In my last post here, I basically called for a renaissance of Democratic strategic debate as an urgent priority, and am gratified it got a robust response.
Probably the best way for me to encourage this debate along at this point is to note some real obstacles to clear-eyed strategic thinking. And I’m afraid we’ve been offered one by a Democratic senator who very nearly lost a “safe seat,” Mark Warner of VA, as I noted today at Washington Monthly.
Anybody who paid close attention to Mark Warner’s 2001 gubernatorial campaign probably remembers it as a strategic masterpiece. Facing a Republican with a Richmond-area base, Warner spent a lot of time in rural southwest Virginia, where no statewide Democratic candidate had done well for quite a few years. He won these areas, and no, the legends of Mudcat Sanders notwithstanding, he didn’t do it by sponsoring NASCAR race vehicles or even by putting up those ingenious “Sportsmen for Warner” yard signs festooned with hunting rifles and fishing gear (which I remember distinctly as a resident of rural Piedmont Virginia at the time). He won by spending a lot of time in the area and talking convincingly about how technology could enable poor and isolated rural areas to escape their geographical limitation and even leapfrog cities in growth and prosperity. It was pretty inspiring, actually, and it worked. Until it didn’t.
Four years later Tim Kaine ran to succeed Warner, and in part because his opponent had his own base in SW VA, he adopted an entirely different strategy focused on metro suburbs, and that worked just as well as Warner’s. A year later Jim Webb, a guy far better positioned to appeal to Scots-Irish mountain people than Warner could ever have been, won almost entirely by winning traditional Democratic urban/suburban areas. By the time Creigh Deeds–himself from rural central Virginia–ran for governor in 2009, Democrats were just getting killed in rural areas, as they were pretty much all over the country.
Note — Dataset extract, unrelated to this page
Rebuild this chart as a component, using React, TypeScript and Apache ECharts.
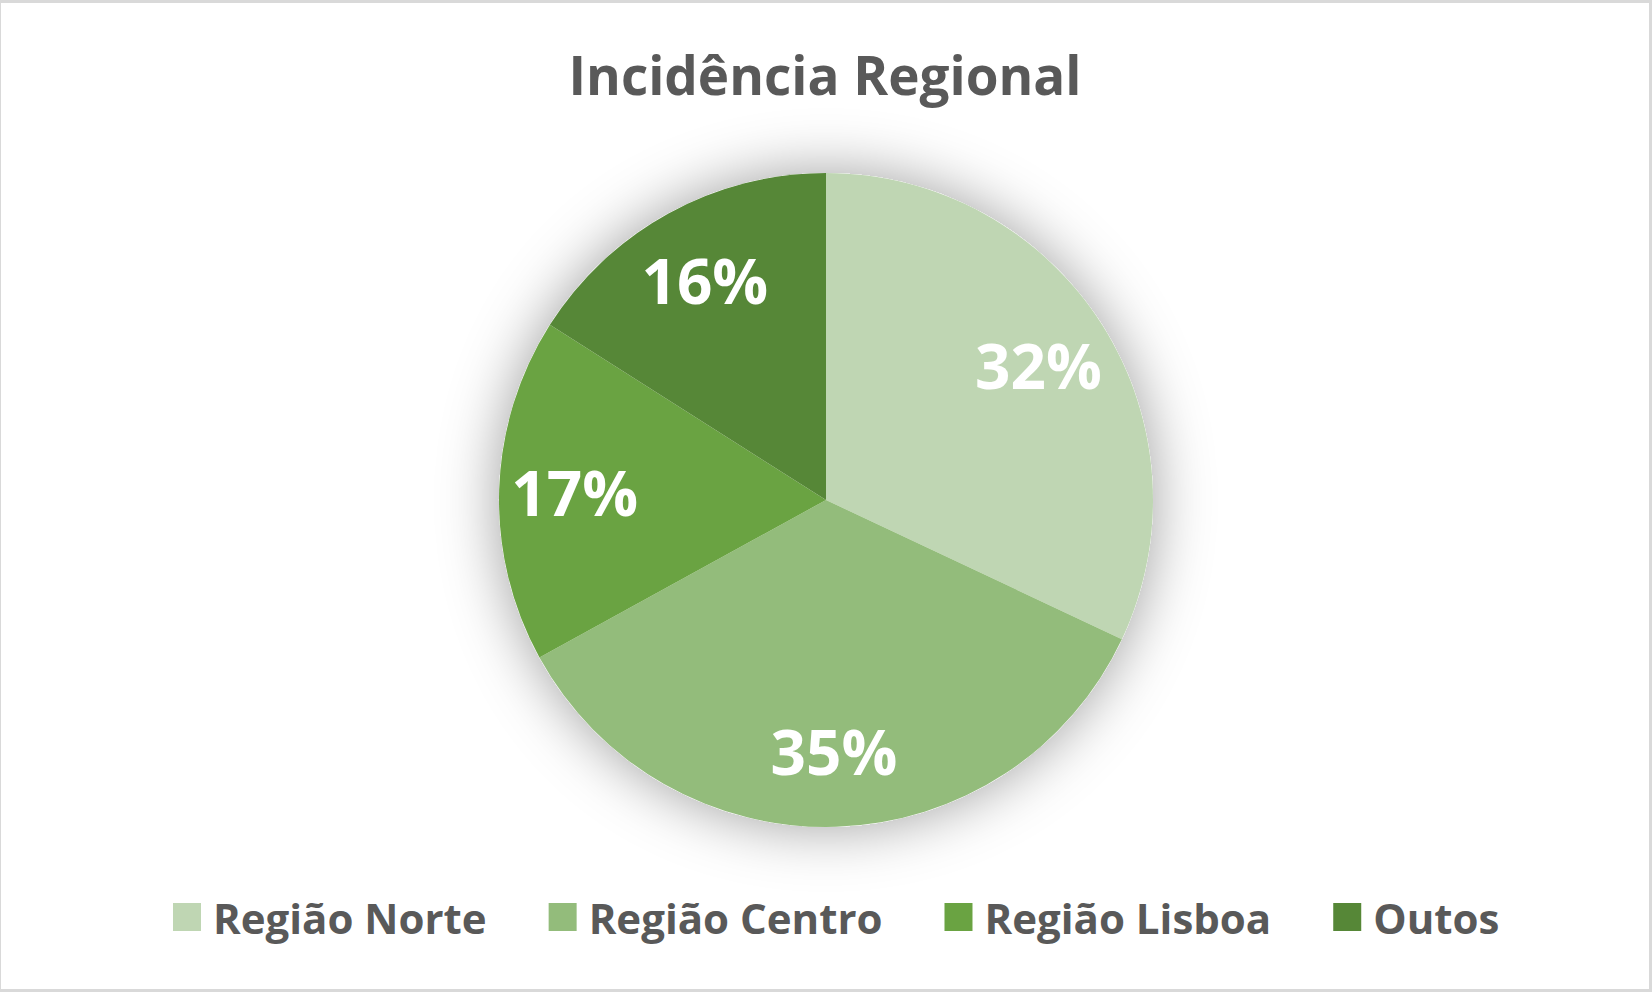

And then Terry McAuliffe broke VA Democrats’ brief losing streak by concentrating on turning out “base” voters in the cities and the NoVa suburbs probably more than anyone ever had, and won narrowly.
I cite all this history as prologue to a comment by Mark Warner this week (as reported by WaPo’s Jenna Portnoy and Rachel Weiner), when he was asked why he didn’t emulate T-Mac’s strategy of focusing on Democratic “base” areas in a campaign where turnout was everything:
“My path has been very different from Terry’s or Tim’s or others’,” Warner said in an interview with The Washington Post before the election. “To the annoyance of some of my so-called staff, I’m going to Abingdon and Russell County now because Southwest Virginia gave me a start, and I’m not going to cede one part.”
The counties in that region voted for Gillespie, sometimes by more than 30 points over Warner.
Even the most brilliant strategy becomes a millstone when it’s not adapted to changing political circumstances. So beware of anybody’s iron “model” from the past on how to win elections. More often than not, the real lesson taught by successful political strategies is to remember that yesterday’s audacious and innovative approach can become today’s stale CW and tomorrow’s upset loss.